Aim
With the pictures left out, copy the listing below exactly.
▽
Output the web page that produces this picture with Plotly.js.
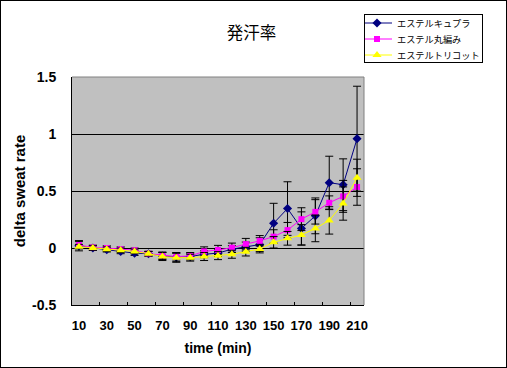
<!DOCTYPE html>
<html>
<head>
<meta charset="utf-8">
<script src="https://cdn.plot.ly/plotly-3.0.1.min.js"></script>
<style>
body{margin:0;padding:0;background:#fff;}
#wrap{position:relative;width:507px;height:368px;}
#plot{position:absolute;left:0;top:0;width:507px;height:368px;}
#frame{position:absolute;left:0;top:0;width:507px;height:368px;box-sizing:border-box;border:1px solid #000;pointer-events:none;}
</style>
</head>
<body>
<div id="wrap"><div id="plot"></div><div id="frame"></div></div>
<script>
const times = [10,20,30,40,50,60,70,80,90,100,110,120,130,140,150,160,170,180,190,200,210];
const tickLabels = ['10','30','50','70','90','110','130','150','170','190','210'];
const tickPositions = [10,30,50,70,90,110,130,150,170,190,210];
const tickMarks = [25,45,65,85,105,125,145,165,185,205];

const names = ['エステルキュプラ','エステル丸編み','エステルトリコット'];

const cupra = [0.02,0.0,-0.015,-0.03,-0.045,-0.05,-0.07,-0.08,-0.075,-0.055,-0.045,-0.01,0.012,0.03,0.217,0.346,0.172,0.282,0.573,0.555,0.959];
const cupraErr = [0.045,0.02,0.02,0.02,0.02,0.02,0.03,0.04,0.03,0.03,0.03,0.03,0.04,0.06,0.175,0.235,0.145,0.157,0.232,0.227,0.46];

const maru = [0.026,0.005,0.0,-0.01,-0.02,-0.05,-0.065,-0.075,-0.07,-0.03,-0.017,0.003,0.034,0.063,0.1,0.157,0.253,0.317,0.397,0.453,0.535];
const maruErr = [0.03,0.02,0.02,0.02,0.02,0.02,0.03,0.03,0.03,0.04,0.04,0.04,0.05,0.046,0.06,0.067,0.1,0.107,0.06,0.14,0.16];

const tricot = [0.012,0.0,-0.01,-0.02,-0.03,-0.05,-0.075,-0.085,-0.085,-0.075,-0.067,-0.055,-0.032,-0.008,0.05,0.085,0.115,0.172,0.242,0.39,0.616];
const tricotErr = [0.02,0.02,0.02,0.02,0.02,0.02,0.035,0.04,0.03,0.035,0.035,0.035,0.038,0.035,0.05,0.06,0.09,0.117,0.12,0.146,0.163];

const errStyle = (arr) => ({type:'data', array:arr, visible:true, color:'#000', thickness:1, width:4});

const traces = [
  {x:times, y:cupra, name:names[0], type:'scatter', mode:'lines+markers',
   line:{color:'#000080', width:1}, marker:{symbol:'diamond', size:7, color:'#000080'},
   error_y: errStyle(cupraErr)},
  {x:times, y:maru, name:names[1], type:'scatter', mode:'lines+markers',
   line:{color:'#FF00FF', width:1}, marker:{symbol:'square', size:6, color:'#FF00FF'},
   error_y: errStyle(maruErr)},
  {x:times, y:tricot, name:names[2], type:'scatter', mode:'lines+markers',
   line:{color:'#FFFF00', width:1}, marker:{symbol:'triangle-up', size:8, color:'#FFFF00'},
   error_y: errStyle(tricotErr)}
];

const boldFont = (s) => ({family:'Liberation Sans, Arial', size:s, color:'#000', weight:'bold'});

const layout = {
  width:507, height:368,
  margin:{l:72, r:66, t:77, b:63, pad:0},
  paper_bgcolor:'#fff', plot_bgcolor:'#C0C0C0',
  font:{family:'Liberation Sans, Arial, sans-serif', color:'#000', size:13},
  title:{text:'発汗率', font:{family:'Noto Sans CJK JP', size:16.5, color:'#000'},
         x:0.496, xanchor:'center', y:1-33/368, yanchor:'middle', xref:'container', yref:'container'},
  showlegend:true,
  legend:{x:364/507, y:1-14/368, xref:'container', yref:'container', xanchor:'left', yanchor:'top',
          bgcolor:'#fff', bordercolor:'#000', borderwidth:1, itemwidth:30,
          font:{family:'Noto Sans CJK JP', size:9.2, color:'#000'}},
  xaxis:{range:[5,215], tickmode:'array', tickvals:tickPositions, ticktext:tickLabels,
         ticks:'', showgrid:false, zeroline:false, showline:true, linecolor:'#000', linewidth:1,
         tickfont:boldFont(13),
         ticklabelstandoff:8,
         minor:{tickmode:'array', tickvals:tickMarks, ticks:'inside', ticklen:3, tickcolor:'#000', tickwidth:1, showgrid:false},
         title:{text:'time (min)', font:boldFont(14), standoff:11},
         automargin:false, fixedrange:true},
  yaxis:{range:[-0.5,1.5], tickmode:'array', tickvals:[-0.5,0,0.5,1,1.5], ticktext:['-0.5','0','0.5','1','1.5'],
         ticks:'', showgrid:true, gridcolor:'#000', gridwidth:1, zeroline:false,
         showline:true, linecolor:'#000', linewidth:1,
         tickfont:boldFont(14),
         ticklabelstandoff:12,
         title:{text:'delta sweat rate', font:boldFont(15), standoff:2},
         automargin:false, fixedrange:true},
  shapes:[
    {type:'line', xref:'paper', yref:'paper', x0:0, x1:1, y0:1, y1:1, line:{color:'#808080', width:1}, layer:'above'},
    {type:'line', xref:'paper', yref:'paper', x0:1, x1:1, y0:0, y1:1, line:{color:'#808080', width:1}, layer:'above'}
  ]
};

const gd = document.getElementById('plot');
Plotly.newPlot(gd, traces, layout, {displayModeBar:false, staticPlot:true}).then(function(){
  // tighten the legend's entry spacing to the compact look of the original
  const legendW = 118, legendH = 48, rowGap = 16, firstRow = 9;
  gd.querySelectorAll('.legend .traces').forEach(function(el, i){
    el.setAttribute('transform', 'translate(-7,' + (firstRow + i * rowGap) + ')');
  });
  const bg = gd.querySelector('.legend .bg');
  if (bg) { bg.setAttribute('width', legendW); bg.setAttribute('height', legendH); }
  gd.querySelectorAll('.legend clipPath rect').forEach(function(r){
    r.setAttribute('width', legendW); r.setAttribute('height', legendH);
  });
});
</script>
</body>
</html>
△
Correct result
Output the web page that produces this picture with Plotly.js.
<!DOCTYPE html>
<html>
<head>
<meta charset="utf-8">
<script src="https://cdn.plot.ly/plotly-3.0.1.min.js"></script>
<style>
body{margin:0;padding:0;background:#fff;}
#wrap{position:relative;width:507px;height:368px;}
#plot{position:absolute;left:0;top:0;width:507px;height:368px;}
#frame{position:absolute;left:0;top:0;width:507px;height:368px;box-sizing:border-box;border:1px solid #000;pointer-events:none;}
</style>
</head>
<body>
<div id="wrap"><div id="plot"></div><div id="frame"></div></div>
<script>
const times = [10,20,30,40,50,60,70,80,90,100,110,120,130,140,150,160,170,180,190,200,210];
const tickLabels = ['10','30','50','70','90','110','130','150','170','190','210'];
const tickPositions = [10,30,50,70,90,110,130,150,170,190,210];
const tickMarks = [25,45,65,85,105,125,145,165,185,205];

const names = ['エステルキュプラ','エステル丸編み','エステルトリコット'];

const cupra = [0.02,0.0,-0.015,-0.03,-0.045,-0.05,-0.07,-0.08,-0.075,-0.055,-0.045,-0.01,0.012,0.03,0.217,0.346,0.172,0.282,0.573,0.555,0.959];
const cupraErr = [0.045,0.02,0.02,0.02,0.02,0.02,0.03,0.04,0.03,0.03,0.03,0.03,0.04,0.06,0.175,0.235,0.145,0.157,0.232,0.227,0.46];

const maru = [0.026,0.005,0.0,-0.01,-0.02,-0.05,-0.065,-0.075,-0.07,-0.03,-0.017,0.003,0.034,0.063,0.1,0.157,0.253,0.317,0.397,0.453,0.535];
const maruErr = [0.03,0.02,0.02,0.02,0.02,0.02,0.03,0.03,0.03,0.04,0.04,0.04,0.05,0.046,0.06,0.067,0.1,0.107,0.06,0.14,0.16];

const tricot = [0.012,0.0,-0.01,-0.02,-0.03,-0.05,-0.075,-0.085,-0.085,-0.075,-0.067,-0.055,-0.032,-0.008,0.05,0.085,0.115,0.172,0.242,0.39,0.616];
const tricotErr = [0.02,0.02,0.02,0.02,0.02,0.02,0.035,0.04,0.03,0.035,0.035,0.035,0.038,0.035,0.05,0.06,0.09,0.117,0.12,0.146,0.163];

const errStyle = (arr) => ({type:'data', array:arr, visible:true, color:'#000', thickness:1, width:4});

const traces = [
  {x:times, y:cupra, name:names[0], type:'scatter', mode:'lines+markers',
   line:{color:'#000080', width:1}, marker:{symbol:'diamond', size:7, color:'#000080'},
   error_y: errStyle(cupraErr)},
  {x:times, y:maru, name:names[1], type:'scatter', mode:'lines+markers',
   line:{color:'#FF00FF', width:1}, marker:{symbol:'square', size:6, color:'#FF00FF'},
   error_y: errStyle(maruErr)},
  {x:times, y:tricot, name:names[2], type:'scatter', mode:'lines+markers',
   line:{color:'#FFFF00', width:1}, marker:{symbol:'triangle-up', size:8, color:'#FFFF00'},
   error_y: errStyle(tricotErr)}
];

const boldFont = (s) => ({family:'Liberation Sans, Arial', size:s, color:'#000', weight:'bold'});

const layout = {
  width:507, height:368,
  margin:{l:72, r:66, t:77, b:63, pad:0},
  paper_bgcolor:'#fff', plot_bgcolor:'#C0C0C0',
  font:{family:'Liberation Sans, Arial, sans-serif', color:'#000', size:13},
  title:{text:'発汗率', font:{family:'Noto Sans CJK JP', size:16.5, color:'#000'},
         x:0.496, xanchor:'center', y:1-33/368, yanchor:'middle', xref:'container', yref:'container'},
  showlegend:true,
  legend:{x:364/507, y:1-14/368, xref:'container', yref:'container', xanchor:'left', yanchor:'top',
          bgcolor:'#fff', bordercolor:'#000', borderwidth:1, itemwidth:30,
          font:{family:'Noto Sans CJK JP', size:9.2, color:'#000'}},
  xaxis:{range:[5,215], tickmode:'array', tickvals:tickPositions, ticktext:tickLabels,
         ticks:'', showgrid:false, zeroline:false, showline:true, linecolor:'#000', linewidth:1,
         tickfont:boldFont(13),
         ticklabelstandoff:8,
         minor:{tickmode:'array', tickvals:tickMarks, ticks:'inside', ticklen:3, tickcolor:'#000', tickwidth:1, showgrid:false},
         title:{text:'time (min)', font:boldFont(14), standoff:11},
         automargin:false, fixedrange:true},
  yaxis:{range:[-0.5,1.5], tickmode:'array', tickvals:[-0.5,0,0.5,1,1.5], ticktext:['-0.5','0','0.5','1','1.5'],
         ticks:'', showgrid:true, gridcolor:'#000', gridwidth:1, zeroline:false,
         showline:true, linecolor:'#000', linewidth:1,
         tickfont:boldFont(14),
         ticklabelstandoff:12,
         title:{text:'delta sweat rate', font:boldFont(15), standoff:2},
         automargin:false, fixedrange:true},
  shapes:[
    {type:'line', xref:'paper', yref:'paper', x0:0, x1:1, y0:1, y1:1, line:{color:'#808080', width:1}, layer:'above'},
    {type:'line', xref:'paper', yref:'paper', x0:1, x1:1, y0:0, y1:1, line:{color:'#808080', width:1}, layer:'above'}
  ]
};

const gd = document.getElementById('plot');
Plotly.newPlot(gd, traces, layout, {displayModeBar:false, staticPlot:true}).then(function(){
  // tighten the legend's entry spacing to the compact look of the original
  const legendW = 118, legendH = 48, rowGap = 16, firstRow = 9;
  gd.querySelectorAll('.legend .traces').forEach(function(el, i){
    el.setAttribute('transform', 'translate(-7,' + (firstRow + i * rowGap) + ')');
  });
  const bg = gd.querySelector('.legend .bg');
  if (bg) { bg.setAttribute('width', legendW); bg.setAttribute('height', legendH); }
  gd.querySelectorAll('.legend clipPath rect').forEach(function(r){
    r.setAttribute('width', legendW); r.setAttribute('height', legendH);
  });
});
</script>
</body>
</html>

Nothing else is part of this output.